Sitting inside a newly constructed farm office, Rick points to a row of binders that keep the records for each of the farms they rent.
The rent contracts specify that broken tiles will be fixed, rocks picked up, and lime and fertilizer applied as necessary.
“Anybody that we farm for, we try to treat their land as if it’s ours,” Niese said.
“We don’t wear green underwear, or red underwear, or yellow underwear. We run whatever we feel to suit our needs.”
The brand of equipment depends on what’s best that year, but most of it is new with the latest GPS and crop monitoring technology.
“We don’t wear green underwear, or red underwear, or yellow underwear,” Niese said. “We run whatever we feel to suit our needs.”
Currently, it’s a combination of John Deere 8R series tractors, along with a couple large Case tractors on tracks. The Nieses use variable rate spreaders to spread both fertilizer and lime.
Rick Niese estimates they still use as much material as before, but “the difference is, it’s putting it where it needs it,” he said.
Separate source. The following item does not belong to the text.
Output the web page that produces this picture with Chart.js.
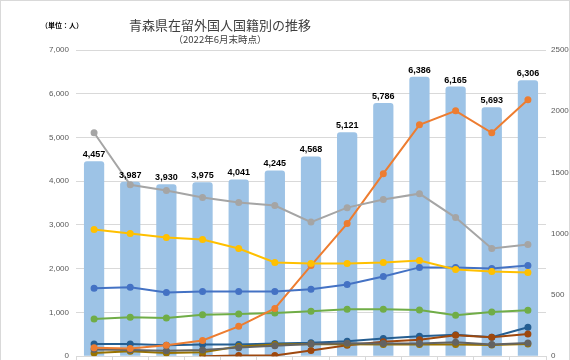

In the past year, they constructed a new equipment shop and office complex. Both are state-of-the-art facilities designed to get heavy equipment in and out fast.
In a normal year, the Nieses would start planting corn by the middle of April and be finished by the first week of May.
But this year, they were still planting in the beginning of June, on the heels of record rainfall across Ohio.
For the first several weeks, “we were getting a little antsy,” recalled Chad Niese, one of Rick’s cousins.
Chad was still planting few smaller fields near Plymouth, Ohio, on June 2, when he took Farm and Dairy along for a few rounds inside the cab of his tractor. Some fields dried early in the spring, and many more did not.
“It was kind of pick and choose,” he said.
As of the first of June, they had planted 65-70 percent of their corn and about 95 percent of beans. They hoped to be finished planting by June 5-6.
Although the Nieses have many acres to plant, they also have the manpower and the equipment to get it done fast — when the weather is fit. Rick Niese said they’re usually done “as fast or faster” than most farmers, because they can get in and get the job done.
For planting, they use two 24-row corn planters. Their bean planter is set up to plant 47 15-inch rows at a time.
Come harvest season, they run two 12-row combines for corn, and can harvest 4,500 bushels an hour. The farm has storage capacity of 1.1 million bushels and can dry 4,000 bushels per hour.
The tractors are mostly new and range from 300-500-plus horsepower. And they seem to get a little bigger each year.
“You just think it can’t get any bigger and then it does,” Chad said.
It’s a lot of power, but is necessary to keep up with the size of the attachments.
Tillage is kept to a minimum and is mostly done as vertical tillage or inline ripping. The heaviest tillage is done with one of two Case IH Quadtracs, which are rated at 530-plus horsepower.
Almost everything on the Niese farm has become more efficient — from the seeds to the tractors. As Rick sees it, better technology and efficiency are the way forward.
World population is expected to double by 2050, and people want good food to eat — all of this at a time when farm acreage is decreasing.
“We are at maximum acreage right now,” he said. “There is no more land to raise crops on. We’re going to have to produce twice the food on the same amount of acreage, or less.”
Rick is a supporter of increased ethanol use as a sustainable fuel made in the United States. And he sees opportunity with natural resources like wind power.
“We believe that we have to start trying to help ourselves,” he said. “Our attitude is the USA needs to be a little more self-supportive.”
Niese and his family are prepared to do just that, and with the quality agribusiness they’ve built, they intend to produce as much grain as they can.